From the Capitol building in Springfield, it’s about 200 miles southwest to Jefferson City, Missouri.
If you started walking from the moment Gov. JB Pritzker signed new legislative maps last May, or you waited for lawsuits, court proceedings, census data and revised maps, even allowing for delays on the scenic Golden Ferry ride across the Mississippi River, you’d still arrive in more than enough time to see the Missouri General Assembly complete its redistricting process.
St. Louis Post-Dispatch reporter Jack Suntrup wrote recently about how certain lawmakers seemed indifferent to the 6 p.m. Friday deadline. The House did its job Monday, but Wednesday afternoon two St. Charles County senators stalled proceedings, including one filibustering to block health care legislation, which also prevented committees from meeting.
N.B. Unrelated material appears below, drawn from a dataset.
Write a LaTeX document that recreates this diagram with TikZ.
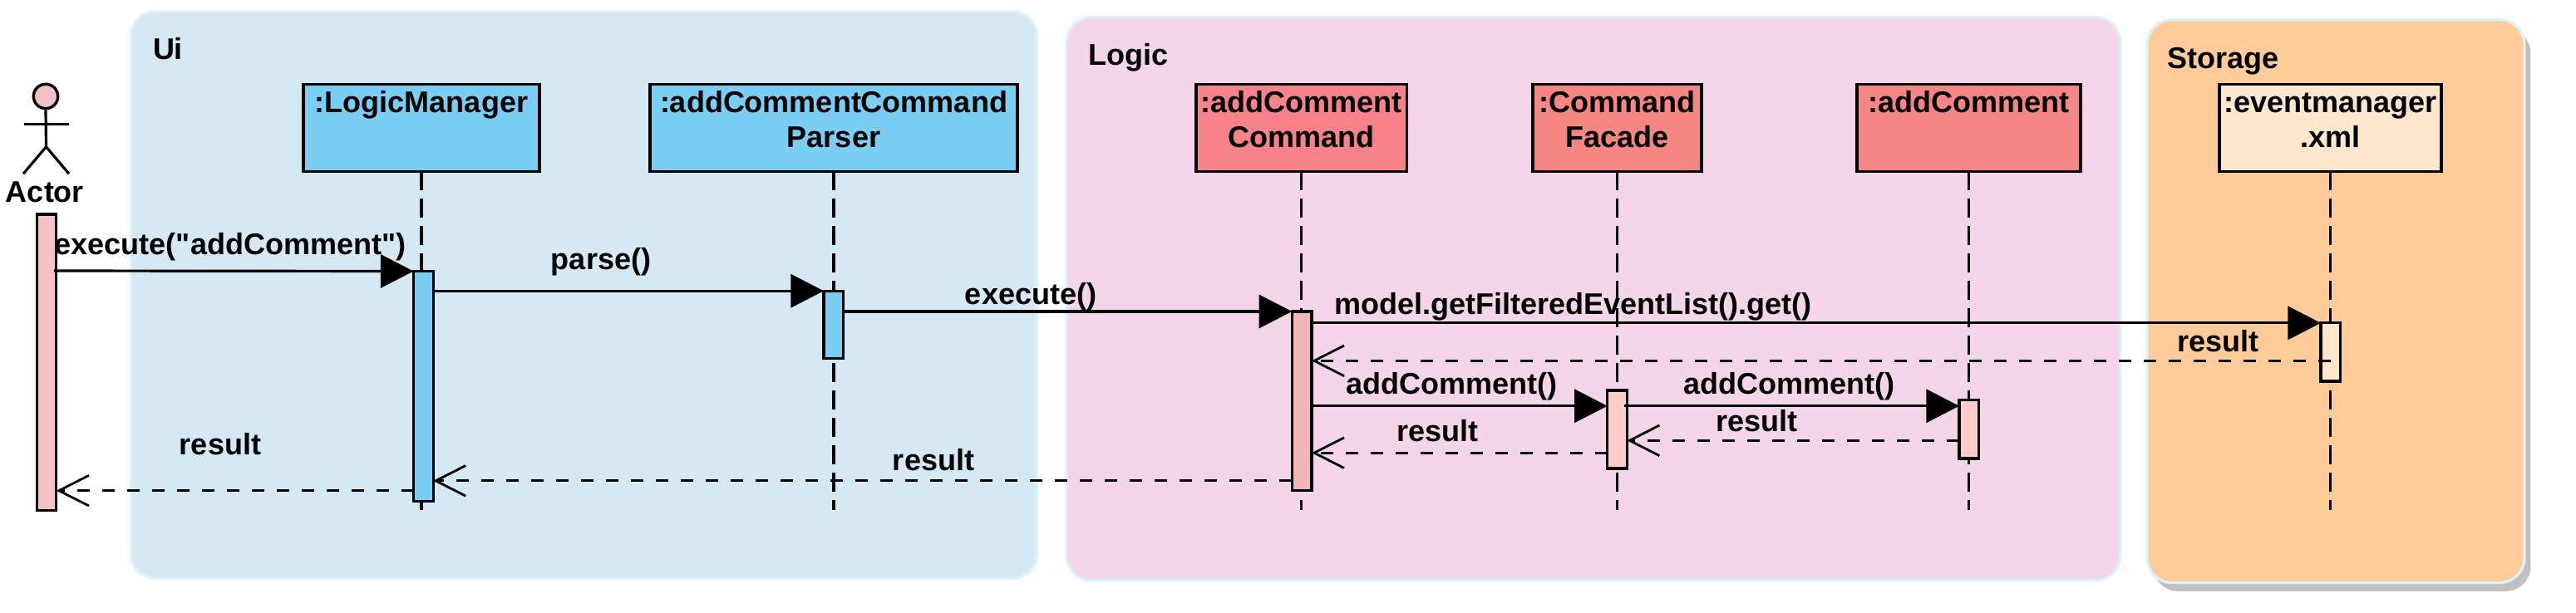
\documentclass[tikz,border=0pt]{standalone}
\usepackage{fontspec}
\newfontfamily\diagramfont{Liberation Sans}
\usetikzlibrary{arrows.meta,shapes.geometric}
\definecolor{uipanel}{HTML}{D5E9F5}
\definecolor{logicpanel}{HTML}{F4D5E9}
\definecolor{storepanel}{HTML}{FFCB99}
\definecolor{panelline}{HTML}{DAF3FA}
\definecolor{shadowgray}{HTML}{C0C0C0}
\definecolor{blueobj}{HTML}{7ACEF4}
\definecolor{redA}{HTML}{F7828A}
\definecolor{redB}{HTML}{F68682}
\definecolor{redC}{HTML}{F68686}
\definecolor{creamobj}{HTML}{FFE6CC}
\definecolor{actorfill}{HTML}{F4C2C2}
\definecolor{actA}{HTML}{F4B5BA}
\definecolor{actB}{HTML}{FFCCCC}
\tikzset{
  x=0.5pt,y=-0.4947pt,
  txt/.style={font=\diagramfont\fontsize{18pt}{21pt}\selectfont\bfseries,inner sep=0pt,outer sep=0pt},
  lbl/.style={txt,anchor=base},
  plbl/.style={txt,anchor=base west},
  panel/.style={draw=panelline,line width=1.6pt,rounded corners=15pt,anchor=north west,inner sep=0pt,outer sep=0pt},
  obj/.style={draw=black,line width=1.9pt,anchor=north west,inner sep=0pt,outer sep=0pt,txt},
  act/.style={draw=black,line width=1.6pt,anchor=north west,inner sep=0pt,outer sep=0pt,minimum width=11.8pt},
  life/.style={draw=black,line width=1.6pt,dash pattern=on 11.5pt off 5pt},
  call/.style={draw=black,line width=1.6pt,-{Triangle[length=19.8pt,width=20pt]}},
  ret/.style={draw=black,line width=1.6pt,dash pattern=on 7.5pt off 7.5pt,-{Straight Barb[length=18pt,width=18.3pt,line width=1.4pt]}},
  stick/.style={draw=black,line width=1.6pt},
}
\newcommand{\objtext}[2]{\parbox[c][52.5pt][t]{#1}{\centering\vspace{3.8pt}\rule{0pt}{13pt}#2\par}}
\begin{document}
\begin{tikzpicture}
\useasboundingbox (0,0) rectangle (3099,744.9);
% panels
\node[panel,fill=uipanel,minimum width=545pt,minimum height=341.3pt] (ui) at (157.5,14) {};
\node[panel,fill=logicpanel,minimum width=634pt,minimum height=338.9pt] (logic) at (1283,21) {};
\node[anchor=north west,fill=shadowgray,rounded corners=15pt,inner sep=0pt,minimum width=227pt,minimum height=338.9pt] (storeshadow) at (2590,34) {};
\node[panel,fill=storepanel,minimum width=227pt,minimum height=338.9pt] (storage) at (2583,24) {};
\node[plbl] (uil) at (184,72) {Ui};
\node[plbl] (logicl) at (1309,79) {Logic};
\node[plbl] (storagel) at (2607,83) {Storage};
% object boxes
\node[obj,fill=blueobj] (lm) at (365,102.5) {\objtext{142pt}{:LogicManager}};
\node[obj,fill=blueobj] (parser) at (782,102.5) {\objtext{221pt}{:addCommentCommand\\Parser}};
\node[obj,fill=redA] (cmd) at (1439,102.5) {\objtext{126.75pt}{:addComment\\Command}};
\node[obj,fill=redB] (facade) at (1844,102.5) {\objtext{101.5pt}{:Command\\Facade}};
\node[obj,fill=redC] (comment) at (2234,102.5) {\objtext{134.5pt}{:addComment}};
\node[obj,fill=creamobj] (xml) at (2670,102.5) {\objtext{133.5pt}{:eventmanager\\.xml}};
% lifelines
\draw[life] (lm.south) -- (lm.south |- 0,621);
\draw[life] (parser.south) -- (parser.south |- 0,621);
\draw[life] (cmd.south) -- (cmd.south |- 0,621);
\draw[life] (facade.south) -- (facade.south |- 0,621);
\draw[life] (comment.south) -- (comment.south |- 0,621);
\draw[life] (xml.south) -- (xml.south |- 0,621);
% actor
\node[ellipse,draw=black,line width=1.7pt,fill=actorfill,minimum width=14.7pt,minimum height=14.7pt,inner sep=0pt] (head) at (55,117.2) {};
\coordinate (hip) at (55.5,178.6);
\draw[stick] (head.south) -- (hip);
\draw[stick] (28.5,151) coordinate (arml) -- (82.5,151) coordinate (armr);
\draw[stick] (28,211.5) coordinate (legl) -- (hip) -- (83,211.5) coordinate (legr);
\node[lbl] (actor) at (54,246) {Actor};
% activations
\node[act,fill=actorfill,minimum height=178.2pt] (a0) at (44.2,260.8) {};
\node[act,fill=blueobj,minimum height=138.5pt] (a1) at (497.5,330) {};
\node[act,fill=blueobj,minimum height=40.6pt] (a2) at (991,354) {};
\node[act,fill=actA,minimum height=107.8pt] (a3) at (1554.3,379) {};
\node[act,fill=actB,minimum height=47pt] (a4) at (1933.7,475) {};
\node[act,fill=actB,minimum height=35.1pt] (a5) at (2357,487) {};
\node[act,fill=creamobj,minimum height=35.1pt] (a6) at (2792,393) {};
% labels
\node[lbl] (m1) at (277,310) {execute("addComment")};
\node[lbl] (m2) at (723,328) {parse()};
\node[lbl] (m3) at (1240,370.5) {execute()};
\node[lbl] (m4) at (1892,382.5) {model.getFilteredEventList().get()};
\node[lbl] (r1) at (2668,428.5) {result};
\node[lbl] (m5) at (1746,480) {addComment()};
\node[lbl] (m6) at (2152,480) {addComment()};
\node[lbl] (r2) at (2113,525) {result};
\node[lbl] (r3) at (1729,537) {result};
\node[lbl] (r4) at (1123,573) {result};
\node[lbl] (r5) at (265,553) {result};
% messages
\draw[call] ([xshift=-1.5pt]a0.east |- 0,329.5) -- (a1.north west);
\draw[call] (a1.east |- 0,354) -- (a2.north west);
\draw[call] (a2.east |- 0,379) -- (a3.north west);
\draw[call] (a3.east |- 0,393) -- (a6.north west);
\draw[ret] (a6.center |- 0,439) -- (a3.east |- 0,439);
\draw[call] (a3.east |- 0,494) -- (a4.west |- 0,494);
\draw[call] ([xshift=-1.5pt]a4.east |- 0,494) -- (a5.west |- 0,494);
\draw[ret] (a5.west |- 0,536) -- (a4.east |- 0,536);
\draw[ret] (a4.west |- 0,551) -- (a3.east |- 0,551);
\draw[ret] (a3.west |- 0,585) -- (a1.east |- 0,585);
\draw[ret] (a1.west |- 0,597) -- (a0.east |- 0,597);
\end{tikzpicture}
\end{document}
Missouri has only eight U.S. House districts and isn’t losing a seat this cycle. The primary is Aug. 2, while Illinois’ is June 28. But county clerks are sweating the diminished timetable to update rolls – they must begin primary work May 24 to get absentee ballots ready by June 17. The Senate finally gave approval late Thursday, preventing three federal judges from taking over.
Illinois’ system isn’t better – approving gerrymandered maps early yields no bonus points – but for all the complaints about Springfield, our neighbors have their own foibles. Some issues are a bit of a bizarro world, like Missouri Republicans striving to increase difficultly for amending the state constitution, whereas our Republicans accuse Democrats of making that bar too high.
Consider also the composition of other legislatures. Would we be better off with Nebraska’s unicameral approach? They have 49 lawmakers, about 1 for every 39,300 residents. New Hampshire’s General Court has 24 senators and a staggering 400-member House, all for a state about half the size of Chicago. Imagine having 3,755 Illinois House districts instead of only 118.
Illinois can be strange, but we’re hardly unique.
MIDDLE OF EVERYTHING
In conjunction with a new state campaign, I’ve invited readers to share favorite Illinois tourist attractions.
Kathy Bauer recommends the Bureau County Fair in Princeton. “This fair has been running since 1855 with only one year off for the Civil War and then again in 2020. It’s like a giant family reunion – visiting with friends and family that you haven’t seen for a year (or two). I have been a member of the board of directors for many years. I love to take people … to the Draft Horse Show and the cattle barn, to check out the photography, canning and collections in the exhibit halls and out to try the amazing fair food. Admission is still only $5 and there are plenty of things to experience each day at the Fair for all ages.”